The UK reported a smaller than expected June trade deficit and a larger than expected gain in industrial output, manufacturing, and construction, though weaker services. The monthly GDP estimate for June was disappointing at 0.1% down from 0.3% in May. The Q2 GDP came in spot on expectations at 0.4%. Sterling decline by 5.8% in Q2 and exports fell 3.6%, the largest decline in six years. They were expected to have increased by 0.7%. Imports fell 0.8% and were expected to have risen by the same amount. It was the largest decline in UK imports in three years.
The Australian dollar has also been sold to new lows for the year today as the $0.7300 floor yielded to the risk-off mood. It fell to $0.7280 before finding a bid to poke back above the old floor. The New Zealand dollar has been unable to stabilize following the dovish central bank. It was sold below $0.6700 yesterday and fell through $0.6600 today. The $0.6620 area may offer initial resistance now.
Canada reports July employment figures today. It is expected to have grown around 17k jobs. The unemployment rate is forecast to slip to 5.9% from 6.0%. It has created an average of around 14k full-time positions in H1. The broad greenback gains have weighed on the Canadian dollar, which recouped nearly everything lost by the Saudi embargo. For the last two weeks, the US dollar has been flirting with the CAD1.30 level and has only managed to close below there once. The CAD1.3125 area offers initial resistance.
The US reports the July CPI figures. A 0.2% rise in the headline and core rates would keep the year-over-year rates steady at 2.9% and 2.3% respectively. Barring a significant surprise, the market will quickly look past the data.
Investors do not want tight or loose monetary policy. They want the policy that is appropriate for the economic conditions. Categories like hawks and doves are bandied about by economists and observers as if they are fixed natures rather than being contextual. So, when Evans who dissented from the decision to raise rates explains why policy may need to be restrictive albeit modestly, the economists paid attention.
Investors realized there was no real new information. The September and October fed funds futures contracts were unchanged for a third session. The implied yield of the January 2019 Fed funds futures contract actually eased 1.5 bp to a three-week low yesterday.

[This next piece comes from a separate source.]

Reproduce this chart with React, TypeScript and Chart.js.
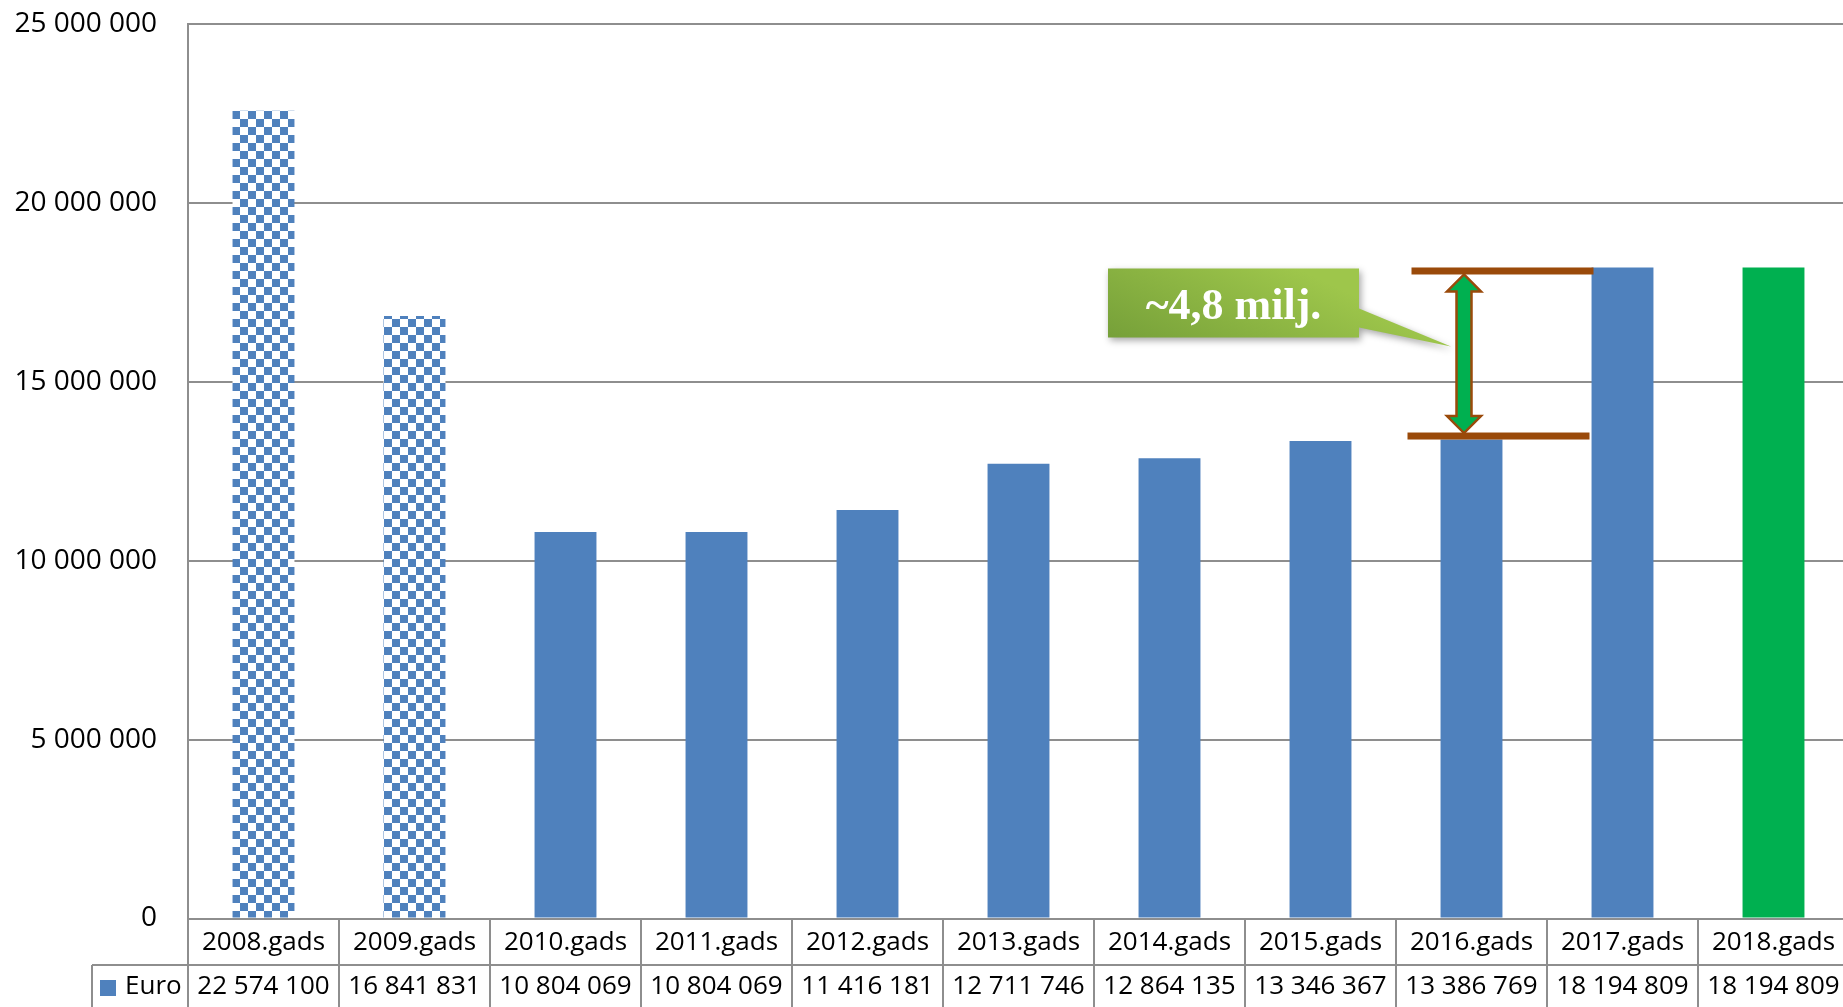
import React, { useEffect, useRef } from "react";
import { Chart, registerables } from "chart.js";

Chart.register(...registerables);

// ---- data ----
const categories = [
  "2008.gads", "2009.gads", "2010.gads", "2011.gads", "2012.gads", "2013.gads",
  "2014.gads", "2015.gads", "2016.gads", "2017.gads", "2018.gads",
];
const euroValues = [
  22574100, 16841831, 10804069, 10804069, 11416181, 12711746,
  12864135, 13346367, 13386769, 18194809, 18194809,
];
const seriesName = "Euro";
const yMin = 0;
const yMax = 25000000;
const yStep = 5000000;
const calloutText = "~4,8 milj.";
const gapFromIndex = 8; // 2016
const gapToIndex = 9; // 2017

const BLUE = "#4F81BD";
const GREEN = "#00B050";
const BROWN = "#9A4A0A";
const GRID = "#8E8E8E";
const FONT = "'Open Sans', 'Noto Sans', sans-serif";

function fmt(v: number): string {
  return String(v).replace(/\B(?=(\d{3})+(?!\d))/g, " ");
}

function makePattern(ctx: CanvasRenderingContext2D): CanvasPattern | string {
  const c = document.createElement("canvas");
  c.width = 16;
  c.height = 16;
  const p = c.getContext("2d")!;
  p.fillStyle = "#ffffff";
  p.fillRect(0, 0, 16, 16);
  p.fillStyle = BLUE;
  p.fillRect(0, 0, 8, 8);
  p.fillRect(8, 8, 8, 8);
  const pat = ctx.createPattern(c, "repeat");
  if (!pat) return BLUE;
  try {
    pat.setTransform(new DOMMatrix().translate(8, 15));
  } catch (e) {}
  return pat;
}

const tablePlugin = {
  id: "dataTable",
  afterDraw(chart: any) {
    const { ctx, chartArea, scales } = chart;
    const x = scales.x;
    const n = categories.length;
    const catW = (chartArea.right - chartArea.left) / n;
    const top = chartArea.bottom;
    const row1B = top + 46.5;
    const bottom = chart.height + 2;
    ctx.save();
    ctx.strokeStyle = GRID;
    ctx.lineWidth = 2;
    ctx.beginPath();
    ctx.moveTo(92, row1B);
    ctx.lineTo(chart.width, row1B);
    ctx.stroke();
    ctx.beginPath();
    ctx.moveTo(chartArea.left, top);
    ctx.lineTo(chartArea.left, bottom);
    ctx.moveTo(92, row1B);
    ctx.lineTo(92, bottom);
    for (let i = 1; i < n; i++) {
      const xx = chartArea.left + i * catW;
      ctx.moveTo(xx, top);
      ctx.lineTo(xx, bottom);
    }
    ctx.stroke();
    ctx.fillStyle = "#000";
    ctx.font = `26px ${FONT}`;
    ctx.textAlign = "center";
    ctx.textBaseline = "middle";
    for (let i = 0; i < n; i++) {
      const cx = x.getPixelForValue(i);
      ctx.fillText(categories[i], cx, top + 24);
      ctx.fillText(fmt(euroValues[i]), cx, row1B + 22);
    }
    ctx.fillStyle = BLUE;
    ctx.fillRect(100, 980, 16, 16);
    ctx.fillStyle = "#000";
    ctx.textAlign = "left";
    ctx.fillText(seriesName, 125, row1B + 22);
    ctx.restore();
  },
};

const calloutPlugin = {
  id: "gapCallout",
  afterDatasetsDraw(chart: any) {
    const { ctx, scales } = chart;
    const x = scales.x;
    const y = scales.y;
    const x8 = x.getPixelForValue(gapFromIndex);
    const yTop = y.getPixelForValue(euroValues[gapToIndex]);
    const yBot = y.getPixelForValue(euroValues[gapFromIndex]);
    ctx.save();
    ctx.fillStyle = BROWN;
    ctx.fillRect(x8 - 60, yTop, 182, 7);
    ctx.fillRect(x8 - 64, yBot - 7, 182, 7);
    const ax = x8 - 7.5;
    const tipT = yTop + 7;
    const tipB = yBot - 6.5;
    const hw = 17;
    const sw = 7.5;
    const hh = 17;
    ctx.beginPath();
    ctx.moveTo(ax, tipT);
    ctx.lineTo(ax + hw, tipT + hh);
    ctx.lineTo(ax + sw, tipT + hh);
    ctx.lineTo(ax + sw, tipB - hh);
    ctx.lineTo(ax + hw, tipB - hh);
    ctx.lineTo(ax, tipB);
    ctx.lineTo(ax - hw, tipB - hh);
    ctx.lineTo(ax - sw, tipB - hh);
    ctx.lineTo(ax - sw, tipT + hh);
    ctx.lineTo(ax - hw, tipT + hh);
    ctx.closePath();
    ctx.fillStyle = GREEN;
    ctx.fill();
    ctx.strokeStyle = BROWN;
    ctx.lineWidth = 2.5;
    ctx.lineJoin = "miter";
    ctx.stroke();
    const bx1 = x8 - 363.5;
    const bx2 = x8 - 112.5;
    const by1 = yTop + 1;
    const by2 = yTop + 70;
    const grad = ctx.createLinearGradient(bx1, by2, bx1 + 60, by1 - 60);
    grad.addColorStop(0, "#76A039");
    grad.addColorStop(1, "#9EC64B");
    ctx.shadowColor = "rgba(0,0,0,0.35)";
    ctx.shadowBlur = 7;
    ctx.shadowOffsetX = 2;
    ctx.shadowOffsetY = 3;
    ctx.beginPath();
    ctx.moveTo(bx1, by1);
    ctx.lineTo(bx2, by1);
    ctx.lineTo(bx2, by1 + 40);
    ctx.lineTo(ax - 13, yTop + 79);
    ctx.lineTo(bx2, by1 + 59);
    ctx.lineTo(bx2, by2);
    ctx.lineTo(bx1, by2);
    ctx.closePath();
    ctx.fillStyle = grad;
    ctx.fill();
    ctx.shadowColor = "transparent";
    ctx.fillStyle = "#ffffff";
    ctx.font = "bold 44px 'Liberation Serif', 'DejaVu Serif', serif";
    ctx.textAlign = "center";
    ctx.textBaseline = "alphabetic";
    ctx.fillText(calloutText, (bx1 + bx2) / 2, yTop + 52);
    ctx.restore();
  },
};

export default function App() {
  const ref = useRef<HTMLCanvasElement | null>(null);
  useEffect(() => {
    document.body.style.margin = "0";
    document.body.style.overflow = "hidden";
    const canvas = ref.current!;
    const ctx = canvas.getContext("2d")!;
    const pattern = makePattern(ctx);
    const n = categories.length;
    const chart = new Chart(canvas, {
      type: "bar",
      data: {
        labels: categories,
        datasets: [
          {
            label: seriesName,
            data: euroValues,
            backgroundColor: (c: any) =>
              c.dataIndex < 2 ? pattern : c.dataIndex === n - 1 ? GREEN : BLUE,
            borderWidth: 0,
            barPercentage: 0.41,
            categoryPercentage: 1,
          },
        ],
      },
      options: {
        animation: false,
        responsive: false,
        devicePixelRatio: 1,
        layout: { padding: { top: 24, bottom: 88.5, left: 0, right: 0 } },
        plugins: { legend: { display: false }, tooltip: { enabled: false } },
        scales: {
          x: { display: false },
          y: {
            min: yMin,
            max: yMax,
            afterFit: (s: any) => {
              s.width = 188;
              s.paddingTop = 0;
              s.paddingBottom = 0;
            },
            ticks: {
              stepSize: yStep,
              padding: 31,
              color: "#000",
              font: { family: FONT, size: 28 },
              callback: (v: any) => fmt(Number(v)),
            },
            grid: { color: GRID, lineWidth: 2, drawTicks: false },
            border: { display: true, color: GRID, width: 2 },
          },
        },
      },
      plugins: [calloutPlugin, tablePlugin],
    });
    return () => chart.destroy();
  }, []);
  return (
    <div style={{ width: 1843, height: 1007, overflow: "hidden", background: "#fff" }}>
      <canvas ref={ref} width={1849} height={1007} style={{ display: "block" }} />
    </div>
  );
}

Oil prices are steady today and barring a significant rally today, oil will extend its losing streak to a sixth consecutive week. It is the longest push lower in three years. The two main weights appear to be coming from expectations that the world's three largest producers, Russia, Saudi Arabia, and the US are boosting production, even if it is not all evident in the data yet, and fears that the escalated protectionism will slow growth and weaken demand. Iran, which was not eager for OPEC to boost output, has formally complained that some countries in OPEC are producing more than agreed upon.